* [Exercise inputs]
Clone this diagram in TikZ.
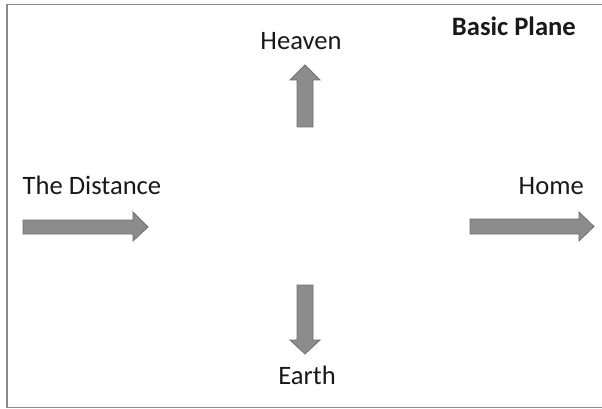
...
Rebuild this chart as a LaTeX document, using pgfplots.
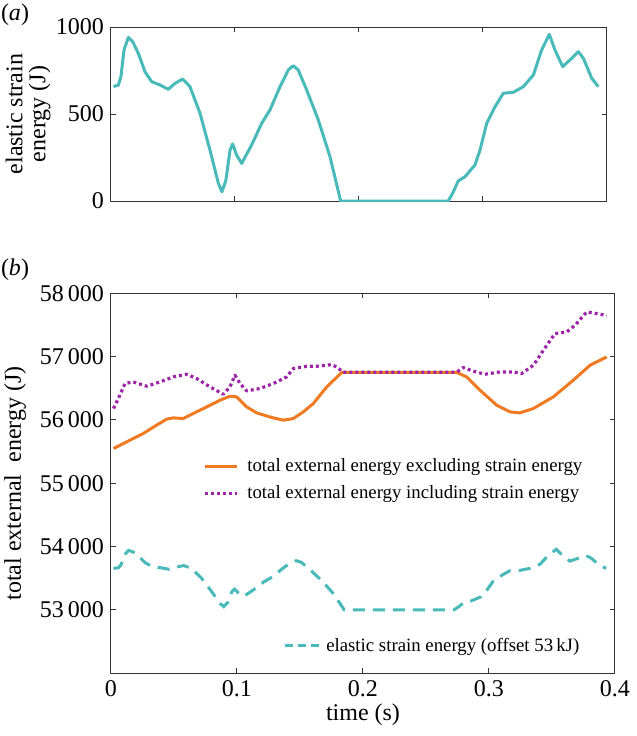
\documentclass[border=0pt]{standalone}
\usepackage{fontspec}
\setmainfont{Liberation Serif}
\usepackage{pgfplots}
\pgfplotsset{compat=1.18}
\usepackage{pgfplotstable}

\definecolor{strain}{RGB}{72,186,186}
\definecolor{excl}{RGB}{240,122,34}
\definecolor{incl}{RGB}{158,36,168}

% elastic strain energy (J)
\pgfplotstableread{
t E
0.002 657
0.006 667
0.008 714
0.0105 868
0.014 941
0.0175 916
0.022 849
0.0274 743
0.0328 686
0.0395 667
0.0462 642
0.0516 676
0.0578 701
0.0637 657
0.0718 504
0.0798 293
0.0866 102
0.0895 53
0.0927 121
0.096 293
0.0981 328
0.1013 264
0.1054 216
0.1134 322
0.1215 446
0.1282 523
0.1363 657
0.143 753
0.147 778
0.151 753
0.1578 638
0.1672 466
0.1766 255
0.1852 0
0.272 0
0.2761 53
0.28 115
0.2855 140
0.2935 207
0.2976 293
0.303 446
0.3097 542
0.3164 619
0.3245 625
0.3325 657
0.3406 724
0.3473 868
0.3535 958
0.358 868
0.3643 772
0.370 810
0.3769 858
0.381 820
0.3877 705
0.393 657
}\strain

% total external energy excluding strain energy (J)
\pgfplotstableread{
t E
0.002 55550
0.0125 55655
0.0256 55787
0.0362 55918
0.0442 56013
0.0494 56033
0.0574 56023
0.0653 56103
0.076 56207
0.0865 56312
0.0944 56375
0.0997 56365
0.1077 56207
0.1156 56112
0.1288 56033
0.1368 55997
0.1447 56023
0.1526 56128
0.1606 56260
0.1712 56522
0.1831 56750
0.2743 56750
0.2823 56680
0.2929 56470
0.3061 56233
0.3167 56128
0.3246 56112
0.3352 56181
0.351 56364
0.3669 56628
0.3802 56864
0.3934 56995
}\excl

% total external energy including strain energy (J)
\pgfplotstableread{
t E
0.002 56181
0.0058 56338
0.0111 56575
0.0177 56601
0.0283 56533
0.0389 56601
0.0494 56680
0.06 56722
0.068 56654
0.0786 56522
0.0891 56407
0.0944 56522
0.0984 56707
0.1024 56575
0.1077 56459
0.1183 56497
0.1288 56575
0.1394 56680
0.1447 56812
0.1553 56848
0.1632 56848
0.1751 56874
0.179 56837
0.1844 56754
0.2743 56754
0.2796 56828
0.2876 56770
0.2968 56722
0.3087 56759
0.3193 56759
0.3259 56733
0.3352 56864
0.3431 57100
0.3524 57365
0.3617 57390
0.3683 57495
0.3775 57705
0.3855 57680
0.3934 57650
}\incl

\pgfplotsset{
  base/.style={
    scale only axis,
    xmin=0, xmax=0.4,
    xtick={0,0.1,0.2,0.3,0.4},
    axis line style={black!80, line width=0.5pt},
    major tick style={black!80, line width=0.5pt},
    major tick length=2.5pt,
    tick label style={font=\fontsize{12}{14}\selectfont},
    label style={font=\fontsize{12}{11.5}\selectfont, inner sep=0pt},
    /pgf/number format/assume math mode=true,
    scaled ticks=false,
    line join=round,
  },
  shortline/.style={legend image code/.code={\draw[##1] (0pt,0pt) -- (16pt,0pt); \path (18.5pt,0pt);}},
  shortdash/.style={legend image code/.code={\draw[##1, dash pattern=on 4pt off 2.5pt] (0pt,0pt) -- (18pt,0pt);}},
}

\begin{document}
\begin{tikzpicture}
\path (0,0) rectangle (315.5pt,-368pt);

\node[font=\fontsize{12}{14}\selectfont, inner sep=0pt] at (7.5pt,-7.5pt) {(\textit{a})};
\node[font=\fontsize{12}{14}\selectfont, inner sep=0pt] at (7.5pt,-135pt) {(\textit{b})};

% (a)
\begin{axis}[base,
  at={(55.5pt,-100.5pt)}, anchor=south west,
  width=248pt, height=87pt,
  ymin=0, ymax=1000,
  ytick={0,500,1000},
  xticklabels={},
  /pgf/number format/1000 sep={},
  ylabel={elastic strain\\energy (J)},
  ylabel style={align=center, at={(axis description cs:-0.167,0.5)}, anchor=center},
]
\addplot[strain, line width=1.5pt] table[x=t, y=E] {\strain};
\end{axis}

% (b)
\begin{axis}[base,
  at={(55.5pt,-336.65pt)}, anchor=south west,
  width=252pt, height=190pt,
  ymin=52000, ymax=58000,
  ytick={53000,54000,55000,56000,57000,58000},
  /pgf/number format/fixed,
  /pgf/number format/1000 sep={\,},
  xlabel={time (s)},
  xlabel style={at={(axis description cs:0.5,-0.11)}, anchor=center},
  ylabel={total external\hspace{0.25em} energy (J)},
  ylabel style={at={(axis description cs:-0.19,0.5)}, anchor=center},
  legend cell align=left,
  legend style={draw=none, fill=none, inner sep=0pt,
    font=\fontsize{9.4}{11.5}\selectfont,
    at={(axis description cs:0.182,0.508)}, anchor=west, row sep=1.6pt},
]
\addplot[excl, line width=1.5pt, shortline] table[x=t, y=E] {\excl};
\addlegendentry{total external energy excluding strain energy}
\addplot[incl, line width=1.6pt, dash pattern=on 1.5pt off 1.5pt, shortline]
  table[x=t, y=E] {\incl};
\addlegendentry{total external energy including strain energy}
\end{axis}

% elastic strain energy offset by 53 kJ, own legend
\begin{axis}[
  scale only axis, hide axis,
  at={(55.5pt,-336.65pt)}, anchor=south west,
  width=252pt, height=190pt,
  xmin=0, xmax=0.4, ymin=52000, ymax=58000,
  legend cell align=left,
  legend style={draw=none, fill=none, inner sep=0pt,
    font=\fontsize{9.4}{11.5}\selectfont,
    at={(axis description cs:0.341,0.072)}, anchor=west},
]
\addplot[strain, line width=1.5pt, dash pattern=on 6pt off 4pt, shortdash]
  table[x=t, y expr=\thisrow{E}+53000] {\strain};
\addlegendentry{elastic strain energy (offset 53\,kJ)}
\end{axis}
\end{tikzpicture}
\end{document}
==
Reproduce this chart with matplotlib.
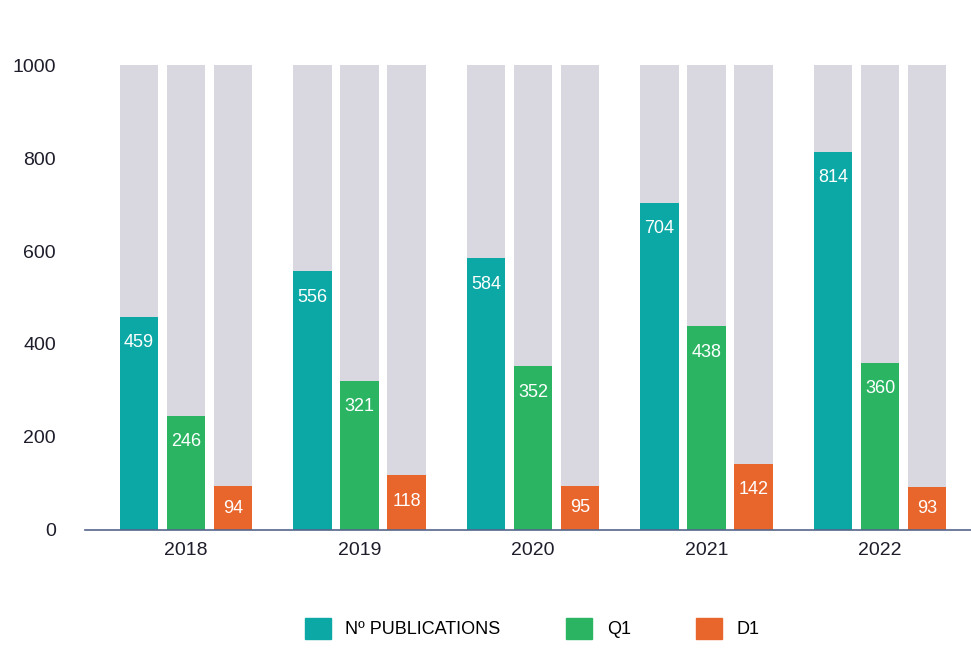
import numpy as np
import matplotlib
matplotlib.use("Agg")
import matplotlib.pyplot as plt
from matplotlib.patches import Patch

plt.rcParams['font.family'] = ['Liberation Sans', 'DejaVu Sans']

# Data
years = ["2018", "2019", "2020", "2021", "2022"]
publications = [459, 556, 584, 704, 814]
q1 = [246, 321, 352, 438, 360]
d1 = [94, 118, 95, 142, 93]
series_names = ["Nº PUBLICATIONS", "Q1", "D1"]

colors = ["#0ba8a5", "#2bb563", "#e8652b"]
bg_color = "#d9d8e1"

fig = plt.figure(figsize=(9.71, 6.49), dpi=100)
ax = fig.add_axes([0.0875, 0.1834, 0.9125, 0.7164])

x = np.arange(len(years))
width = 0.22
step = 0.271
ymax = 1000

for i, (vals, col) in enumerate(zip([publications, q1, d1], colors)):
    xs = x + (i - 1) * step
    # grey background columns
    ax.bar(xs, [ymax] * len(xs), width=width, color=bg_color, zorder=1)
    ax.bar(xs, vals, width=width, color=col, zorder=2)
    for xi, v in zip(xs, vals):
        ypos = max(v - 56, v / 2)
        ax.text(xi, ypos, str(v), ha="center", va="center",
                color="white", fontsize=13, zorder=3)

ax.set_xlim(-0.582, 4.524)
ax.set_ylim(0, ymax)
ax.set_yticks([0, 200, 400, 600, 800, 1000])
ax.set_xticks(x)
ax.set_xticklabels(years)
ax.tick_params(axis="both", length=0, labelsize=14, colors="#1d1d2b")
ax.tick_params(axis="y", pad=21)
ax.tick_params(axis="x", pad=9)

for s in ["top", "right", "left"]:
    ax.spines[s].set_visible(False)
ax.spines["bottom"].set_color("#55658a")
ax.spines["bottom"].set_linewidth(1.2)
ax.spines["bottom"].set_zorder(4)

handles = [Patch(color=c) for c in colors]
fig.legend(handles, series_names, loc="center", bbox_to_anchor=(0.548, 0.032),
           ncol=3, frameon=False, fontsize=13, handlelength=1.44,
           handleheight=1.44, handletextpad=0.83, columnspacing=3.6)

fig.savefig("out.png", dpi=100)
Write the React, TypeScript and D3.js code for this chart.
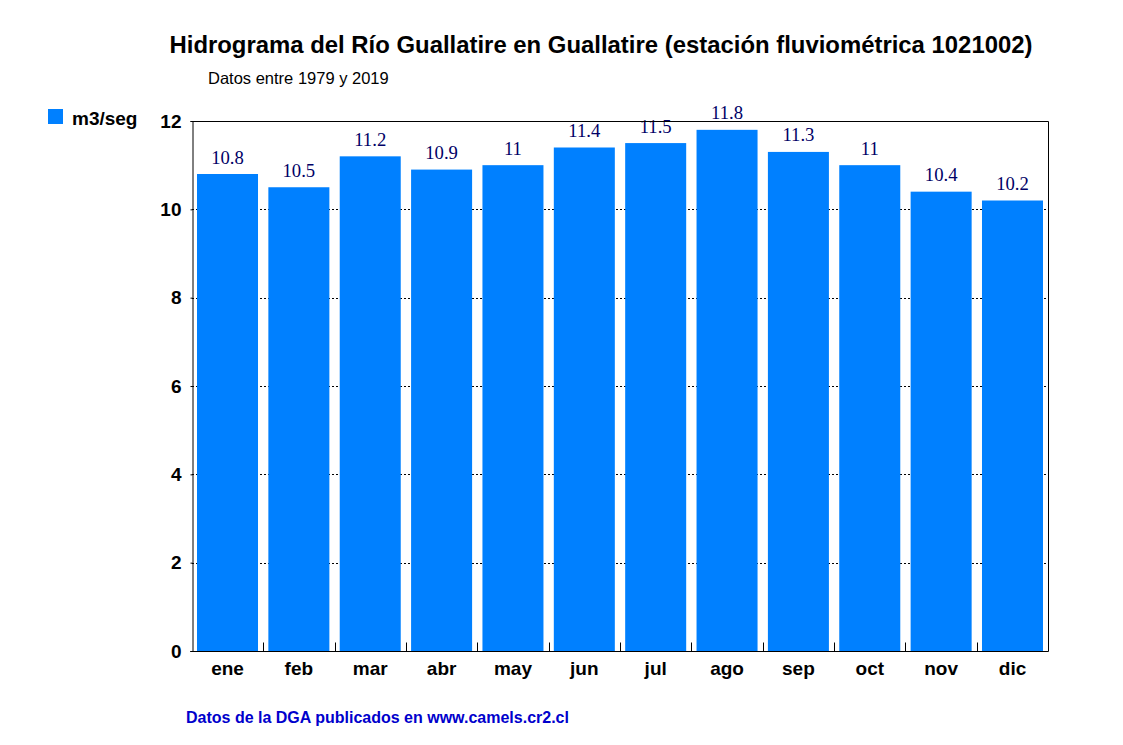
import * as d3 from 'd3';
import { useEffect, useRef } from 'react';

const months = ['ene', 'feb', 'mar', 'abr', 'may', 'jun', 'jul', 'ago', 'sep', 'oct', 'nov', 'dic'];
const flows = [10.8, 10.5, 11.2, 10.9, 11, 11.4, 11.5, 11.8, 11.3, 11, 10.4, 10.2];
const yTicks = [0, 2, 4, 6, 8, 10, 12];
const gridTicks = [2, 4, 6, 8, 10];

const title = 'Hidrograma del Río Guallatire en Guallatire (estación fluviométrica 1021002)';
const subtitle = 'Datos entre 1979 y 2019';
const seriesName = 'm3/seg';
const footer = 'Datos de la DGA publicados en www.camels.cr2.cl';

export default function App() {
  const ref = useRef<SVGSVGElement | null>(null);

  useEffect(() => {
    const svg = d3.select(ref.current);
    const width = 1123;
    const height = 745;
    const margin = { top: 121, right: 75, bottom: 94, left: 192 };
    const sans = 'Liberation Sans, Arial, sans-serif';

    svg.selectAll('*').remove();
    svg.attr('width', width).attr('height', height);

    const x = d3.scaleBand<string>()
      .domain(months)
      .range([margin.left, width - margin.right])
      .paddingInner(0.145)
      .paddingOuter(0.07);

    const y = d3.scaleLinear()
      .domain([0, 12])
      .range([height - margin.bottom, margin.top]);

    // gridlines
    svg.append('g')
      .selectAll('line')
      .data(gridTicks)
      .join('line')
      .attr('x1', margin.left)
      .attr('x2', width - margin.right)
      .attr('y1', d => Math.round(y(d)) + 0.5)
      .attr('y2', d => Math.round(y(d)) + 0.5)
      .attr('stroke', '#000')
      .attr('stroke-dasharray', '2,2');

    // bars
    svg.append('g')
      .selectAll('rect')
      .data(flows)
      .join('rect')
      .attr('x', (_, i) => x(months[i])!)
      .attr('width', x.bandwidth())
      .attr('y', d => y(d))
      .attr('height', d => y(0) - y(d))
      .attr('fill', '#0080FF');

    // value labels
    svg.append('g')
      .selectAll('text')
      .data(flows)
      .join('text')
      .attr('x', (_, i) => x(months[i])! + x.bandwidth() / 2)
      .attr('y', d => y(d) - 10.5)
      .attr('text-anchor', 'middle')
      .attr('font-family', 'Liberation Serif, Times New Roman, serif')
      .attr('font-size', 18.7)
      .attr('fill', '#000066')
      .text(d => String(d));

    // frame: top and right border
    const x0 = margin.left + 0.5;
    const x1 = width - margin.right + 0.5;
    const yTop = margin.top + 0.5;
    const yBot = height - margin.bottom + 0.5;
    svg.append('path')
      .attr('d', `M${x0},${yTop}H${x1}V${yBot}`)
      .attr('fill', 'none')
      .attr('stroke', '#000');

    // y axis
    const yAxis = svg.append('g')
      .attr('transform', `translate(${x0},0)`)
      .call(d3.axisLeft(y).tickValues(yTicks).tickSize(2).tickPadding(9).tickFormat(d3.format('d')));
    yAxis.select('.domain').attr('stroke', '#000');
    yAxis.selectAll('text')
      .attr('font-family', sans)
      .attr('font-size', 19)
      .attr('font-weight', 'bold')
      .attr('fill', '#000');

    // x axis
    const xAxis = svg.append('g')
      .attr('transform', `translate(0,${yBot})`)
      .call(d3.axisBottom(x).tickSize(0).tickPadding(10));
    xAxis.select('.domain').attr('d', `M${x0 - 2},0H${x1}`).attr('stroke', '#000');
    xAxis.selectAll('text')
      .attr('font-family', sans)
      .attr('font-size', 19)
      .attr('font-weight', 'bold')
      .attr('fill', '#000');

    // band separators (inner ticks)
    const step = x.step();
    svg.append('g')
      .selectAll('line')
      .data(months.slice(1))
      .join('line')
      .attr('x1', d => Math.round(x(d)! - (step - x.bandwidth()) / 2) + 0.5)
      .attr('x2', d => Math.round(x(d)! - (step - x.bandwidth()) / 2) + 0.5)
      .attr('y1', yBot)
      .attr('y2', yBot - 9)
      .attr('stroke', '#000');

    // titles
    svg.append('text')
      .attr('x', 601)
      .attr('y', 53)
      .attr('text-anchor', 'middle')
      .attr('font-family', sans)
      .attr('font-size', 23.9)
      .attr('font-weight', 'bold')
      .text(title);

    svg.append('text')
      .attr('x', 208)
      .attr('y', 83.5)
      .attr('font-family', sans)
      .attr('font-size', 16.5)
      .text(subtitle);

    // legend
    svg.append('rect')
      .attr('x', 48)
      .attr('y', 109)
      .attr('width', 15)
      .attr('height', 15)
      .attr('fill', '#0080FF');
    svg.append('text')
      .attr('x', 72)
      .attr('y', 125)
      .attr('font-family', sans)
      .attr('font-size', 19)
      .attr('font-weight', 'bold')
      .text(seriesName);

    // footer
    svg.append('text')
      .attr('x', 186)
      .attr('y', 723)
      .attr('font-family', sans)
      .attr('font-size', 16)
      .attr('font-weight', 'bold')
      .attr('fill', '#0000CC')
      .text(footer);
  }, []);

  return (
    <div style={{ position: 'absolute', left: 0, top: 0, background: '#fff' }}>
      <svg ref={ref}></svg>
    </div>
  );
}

* [What is expected]
Above are records with pictures. Reproduce exactly only the lines from the line with "Write the React, TypeScript" through the line with "const gridTicks = [2, 4, 6, 8, 10];", both ends included, and leave the pictures out.

* [Solved exercise]
Write the React, TypeScript and D3.js code for this chart.
import * as d3 from 'd3';
import { useEffect, useRef } from 'react';

const months = ['ene', 'feb', 'mar', 'abr', 'may', 'jun', 'jul', 'ago', 'sep', 'oct', 'nov', 'dic'];
const flows = [10.8, 10.5, 11.2, 10.9, 11, 11.4, 11.5, 11.8, 11.3, 11, 10.4, 10.2];
const yTicks = [0, 2, 4, 6, 8, 10, 12];
const gridTicks = [2, 4, 6, 8, 10];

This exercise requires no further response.